EXERCISE AIM:
Your task is to retype, word for word, the lines from the start of the data through the line holding "import seaborn as sns". Do not include the pictures.

DATASET EXCERPT:
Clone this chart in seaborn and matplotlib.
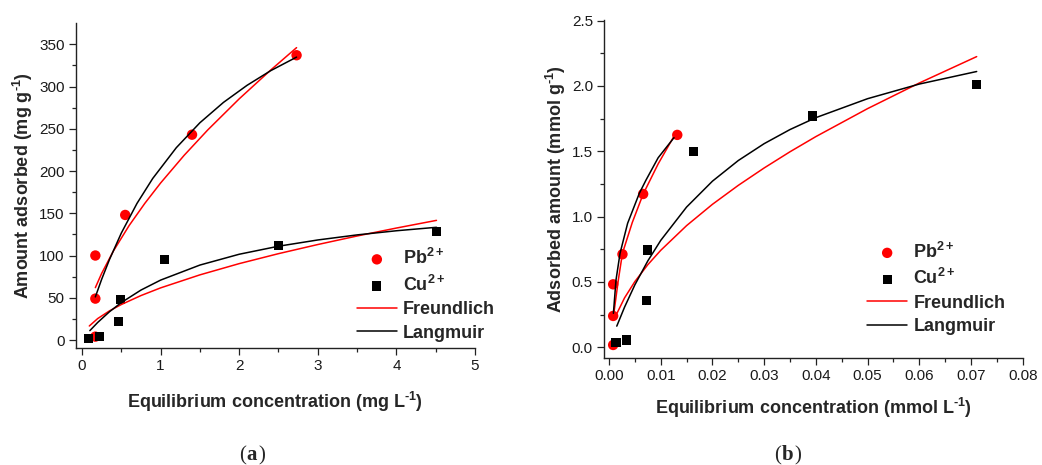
import numpy as np
import pandas as pd
import matplotlib
matplotlib.use("Agg")
import matplotlib.pyplot as plt
from matplotlib.ticker import MultipleLocator, FormatStrFormatter
from matplotlib.offsetbox import TextArea, HPacker, AnnotationBbox
import seaborn as sns

# ---------------- data ----------------
# Panel (a): mg units
pb_a_x = [0.17, 0.17, 0.17, 0.55, 1.40, 2.73]
pb_a_y = [4, 49, 100, 148, 243, 337]
cu_a_x = [0.08, 0.22, 0.46, 0.49, 1.05, 2.50, 4.51]
cu_a_y = [2, 4, 22, 48, 95, 112, 128]

pb_a_fr_x = [0.17, 0.25, 0.40, 0.60, 0.80, 1.00, 1.30, 1.60, 2.00, 2.40, 2.73]
pb_a_fr_y = [62.0, 78.8, 105.4, 135.5, 161.8, 185.8, 218.6, 248.6, 285.4, 319.4, 346.0]
pb_a_la_x = [0.17, 0.25, 0.35, 0.50, 0.70, 0.90, 1.20, 1.50, 1.80, 2.10, 2.40, 2.73]
pb_a_la_y = [51.0, 71.8, 95.3, 126.5, 161.7, 191.2, 227.6, 257.1, 281.2, 301.4, 318.7, 334.8]
cu_a_fr_x = [0.093, 0.20, 0.35, 0.50, 0.75, 1.00, 1.50, 2.00, 2.50, 3.00, 3.50, 4.00, 4.51]
cu_a_fr_y = [16.6, 25.4, 34.5, 42.0, 52.6, 61.7, 77.1, 90.4, 102.2, 113.0, 123.1, 132.5, 141.6]
cu_a_la_x = [0.10, 0.20, 0.35, 0.50, 0.75, 1.00, 1.50, 2.00, 2.50, 3.00, 3.50, 4.00, 4.51]
cu_a_la_y = [11.1, 20.8, 33.5, 44.3, 59.1, 70.9, 88.7, 101.5, 111.0, 118.4, 124.4, 129.3, 133.4]

# Panel (b): mmol units
pb_b_x = [0.0008, 0.0008, 0.0008, 0.0026, 0.0066, 0.0132]
pb_b_y = [0.018, 0.24, 0.482, 0.712, 1.173, 1.625]
cu_b_x = [0.00135, 0.0034, 0.0072, 0.0075, 0.0164, 0.0393, 0.0711]
cu_b_y = [0.036, 0.056, 0.357, 0.745, 1.497, 1.770, 2.008]

pb_b_fr_x = [0.0008, 0.0018, 0.0026, 0.0045, 0.0066, 0.0095, 0.0127]
pb_b_fr_y = [0.22, 0.515, 0.72, 0.955, 1.172, 1.403, 1.624]
pb_b_la_x = [0.00085, 0.00135, 0.00213, 0.0036, 0.00586, 0.00716, 0.0095, 0.01257]
pb_b_la_y = [0.26, 0.515, 0.719, 0.949, 1.178, 1.28, 1.45, 1.604]
cu_b_fr_x = [0.0015, 0.003, 0.005, 0.0075, 0.010, 0.015, 0.020, 0.025, 0.030, 0.035, 0.040, 0.050, 0.060, 0.0711]
cu_b_fr_y = [0.257, 0.378, 0.503, 0.632, 0.742, 0.931, 1.094, 1.239, 1.372, 1.496, 1.612, 1.826, 2.022, 2.224]
cu_b_la_x = [0.0015, 0.003, 0.005, 0.0075, 0.010, 0.015, 0.020, 0.025, 0.030, 0.035, 0.040, 0.050, 0.060, 0.0711]
cu_b_la_y = [0.162, 0.307, 0.478, 0.661, 0.818, 1.073, 1.271, 1.429, 1.558, 1.666, 1.757, 1.902, 2.014, 2.110]

labels_legend = ["Pb$^{2+}$", "Cu$^{2+}$", "Freundlich", "Langmuir"]

# ---------------- style ----------------
sns.set_style("ticks")
plt.rcParams["font.family"] = ["Liberation Sans", "DejaVu Sans"]
plt.rcParams["mathtext.fontset"] = "custom"
plt.rcParams["mathtext.rm"] = "Liberation Sans:bold"
plt.rcParams["mathtext.it"] = "Liberation Sans:bold"
plt.rcParams["mathtext.bf"] = "Liberation Sans:bold"

W, H = 1042, 465
fig = plt.figure(figsize=(W / 100, H / 100), dpi=100)
fig.patch.set_facecolor("white")


def px_axes(left, right, top, bottom):
    return fig.add_axes([left / W, 1 - bottom / H, (right - left) / W, (bottom - top) / H])


ax_a = px_axes(75.7, 475.0, 23.3, 348.3)
ax_b = px_axes(604.0, 1022.7, 20.0, 358.3)

RED = "#ff0000"
MS_C = 56
MS_S = 44


def draw(ax, pbx, pby, cux, cuy, curves):
    sns.scatterplot(x=pbx, y=pby, ax=ax, color=RED, marker="o", s=MS_C,
                    edgecolor="none", linewidth=0, label=labels_legend[0], zorder=1)
    sns.scatterplot(x=cux, y=cuy, ax=ax, color="black", marker="s", s=MS_S,
                    edgecolor="none", linewidth=0, label=labels_legend[1], zorder=1)
    (fx1, fy1), (lx1, ly1), (fx2, fy2), (lx2, ly2) = curves
    sns.lineplot(x=fx1, y=fy1, ax=ax, color=RED, lw=1.1, label=labels_legend[2],
                 sort=False, estimator=None, zorder=3)
    sns.lineplot(x=lx1, y=ly1, ax=ax, color="black", lw=1.1, label=labels_legend[3],
                 sort=False, estimator=None, zorder=3)
    sns.lineplot(x=fx2, y=fy2, ax=ax, color=RED, lw=1.1, legend=False,
                 sort=False, estimator=None, zorder=3)
    sns.lineplot(x=lx2, y=ly2, ax=ax, color="black", lw=1.1, legend=False,
                 sort=False, estimator=None, zorder=3)


draw(ax_a, pb_a_x, pb_a_y, cu_a_x, cu_a_y,
     [(pb_a_fr_x, pb_a_fr_y), (pb_a_la_x, pb_a_la_y),
      (cu_a_fr_x, cu_a_fr_y), (cu_a_la_x, cu_a_la_y)])
draw(ax_b, pb_b_x, pb_b_y, cu_b_x, cu_b_y,
     [(pb_b_fr_x, pb_b_fr_y), (pb_b_la_x, pb_b_la_y),
      (cu_b_fr_x, cu_b_fr_y), (cu_b_la_x, cu_b_la_y)])

# ---------------- axes ----------------
ax_a.set_xlim(-0.08, 5.0)
ax_a.set_ylim(-9.8, 374.8)
ax_a.xaxis.set_major_locator(MultipleLocator(1))
ax_a.xaxis.set_minor_locator(MultipleLocator(0.5))
ax_a.yaxis.set_major_locator(MultipleLocator(50))
ax_a.yaxis.set_minor_locator(MultipleLocator(25))

ax_b.set_xlim(-0.00097, 0.08)
ax_b.set_ylim(-0.084, 2.504)
ax_b.xaxis.set_major_locator(MultipleLocator(0.01))
ax_b.xaxis.set_minor_locator(MultipleLocator(0.005))
ax_b.xaxis.set_major_formatter(FormatStrFormatter("%.2f"))
ax_b.yaxis.set_major_locator(MultipleLocator(0.5))
ax_b.yaxis.set_minor_locator(MultipleLocator(0.25))
ax_b.yaxis.set_major_formatter(FormatStrFormatter("%.1f"))

for ax in (ax_a, ax_b):
    ax.set_facecolor("white")
    for s in ("top", "right"):
        ax.spines[s].set_visible(False)
    for s in ("left", "bottom"):
        ax.spines[s].set_linewidth(1.0)
        ax.spines[s].set_color("#222222")
    ax.tick_params(which="major", direction="out", length=5, width=0.9,
                   labelsize=11, pad=3, color="#222222", labelcolor="#1a1a1a")
    ax.tick_params(which="minor", direction="out", length=2.8, width=0.9, color="#222222")
    ax.grid(False)

SUP = r"$^{\text{-}1}$"
ax_a.set_xlabel("Equilibrium concentration (mg L" + SUP + ")", fontsize=13,
                fontweight="bold", labelpad=12)
ax_a.set_ylabel("Amount adsorbed (mg g" + SUP + ")", fontsize=13,
                fontweight="bold", labelpad=3)
ax_b.set_xlabel("Equilibrium concentration (mmol L" + SUP + ")", fontsize=13,
                fontweight="bold", labelpad=9)
ax_b.set_ylabel("Adsorbed amount (mmol g" + SUP + ")", fontsize=13,
                fontweight="bold", labelpad=3)


def legend(ax, left_px, top_px):
    h, l = ax.get_legend_handles_labels()
    order = [l.index(x) for x in labels_legend]
    ax.legend([h[i] for i in order], [l[i] for i in order],
              loc="upper left", bbox_to_anchor=(left_px / W, 1 - top_px / H),
              bbox_transform=fig.transFigure, frameon=False,
              prop={"family": "Liberation Sans", "weight": "bold", "size": 13},
              handlelength=2.2, handletextpad=0.35, labelspacing=0.36,
              borderpad=0, borderaxespad=0, markerscale=1.0)


legend(ax_a, 357, 248)
legend(ax_b, 867.3, 241.5)

# ---------------- panel tags ----------------
def tag(letter, cx, cy):
    parts = [TextArea("(", textprops=dict(family="Liberation Serif", size=15)),
             TextArea(letter, textprops=dict(family="Liberation Serif", size=15, weight="bold")),
             TextArea(")", textprops=dict(family="Liberation Serif", size=15))]
    box = HPacker(children=parts, sep=0.5, pad=0, align="baseline")
    ab = AnnotationBbox(box, (cx / W, 1 - cy / H), xycoords="figure fraction",
                        frameon=False, box_alignment=(0.5, 0.5))
    fig.add_artist(ab)


tag("a", 252, 455)
tag("b", 788, 455)

fig.savefig("out.png", dpi=100, facecolor="white")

PROBLEM SOLUTION:
Clone this chart in seaborn and matplotlib.
import numpy as np
import pandas as pd
import matplotlib
matplotlib.use("Agg")
import matplotlib.pyplot as plt
from matplotlib.ticker import MultipleLocator, FormatStrFormatter
from matplotlib.offsetbox import TextArea, HPacker, AnnotationBbox
import seaborn as sns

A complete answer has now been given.